The Politics of Election Timing
The fact that mobilized supporters of organized groups make up a greater proportion of voters in off-cycle elections has big consequences for election outcomes and public policy. Because this reality is usually well understood by the people involved, politicians, policymakers, and organized groups have always contended over the scheduling of elections. In the 19th century, city and state officials regularly tampered with election timing to benefit preferred candidates. And in the late 19th and early 20th centuries, progressive reformers made off-cycle local elections standard throughout the United States. Reformers argued that separating local and national elections would encourage voters to focus on local issues, but these reformers also believed that their preferred candidates would fare better in off-cycle elections.

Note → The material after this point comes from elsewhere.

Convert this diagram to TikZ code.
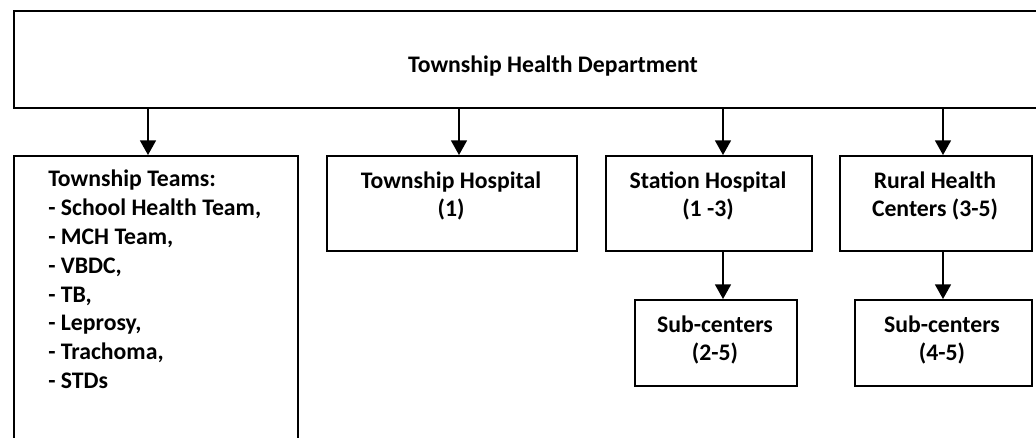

Even if organized groups favor off-cycle elections, citizens in general think differently. When I surveyed a representative sample of U.S. voters, the vast majority of both Democrats and Republicans said they would prefer to have local elections on the same day as national elections.
Given such citizen preferences, why are most local elections still held off-cycle? Over the past decade, state legislatures have considered hundreds of bills to consolidate elections, yet almost all have failed to pass – in large part because groups that benefit from off-cycle timing fight such changes. For example, I found that teachers’ unions and school board associations often turn up to testify against bills that would move school elections on-cycle. Somewhat surprisingly, Democrats generally vote to preserve off-cycle timing, while Republicans more often vote to move school board elections into alignment with national or state contests.
Policy Payoffs for the Organized
Low-turnout, off-cycle elections not only enhance the voting clout of organized groups; such elections also open the door to policies especially beneficial to organized constituencies.
- To estimate possible benefits from the off-cycle timing of school board elections, I looked at data on teacher salaries in eight states that have some districts with on-cycle elections and others with off-cycle elections. According to my results, districts with off-cycle elections pay their most advanced teachers more than 4% higher base salaries. For California teachers working in off-cycle districts, this amounted to an average salary boost of about $3,000 per person in 2003. My studies of school districts in Minnesota and Texas documented the same pattern.
- Also, in California, off-cycle city elections enhance the clout of firefighters and police officers, two groups that tend to be active in urban politics. My estimates show that both types of city employees are better compensated in cities that hold off-cycle elections.
In sum, the timing of elections matters for turnout levels and the composition of the electorate – and consequently for election outcomes and subsequent public policymaking. Public officials installed in low-turnout, off-cycle elections are unusually dependent on support from organized interest groups – including their efforts to get out the vote. Candidates who win and hold onto office in such contexts tend to promote policies that benefit their most organized constituents, the ones who helped them win the last election and will be needed again in the next contest.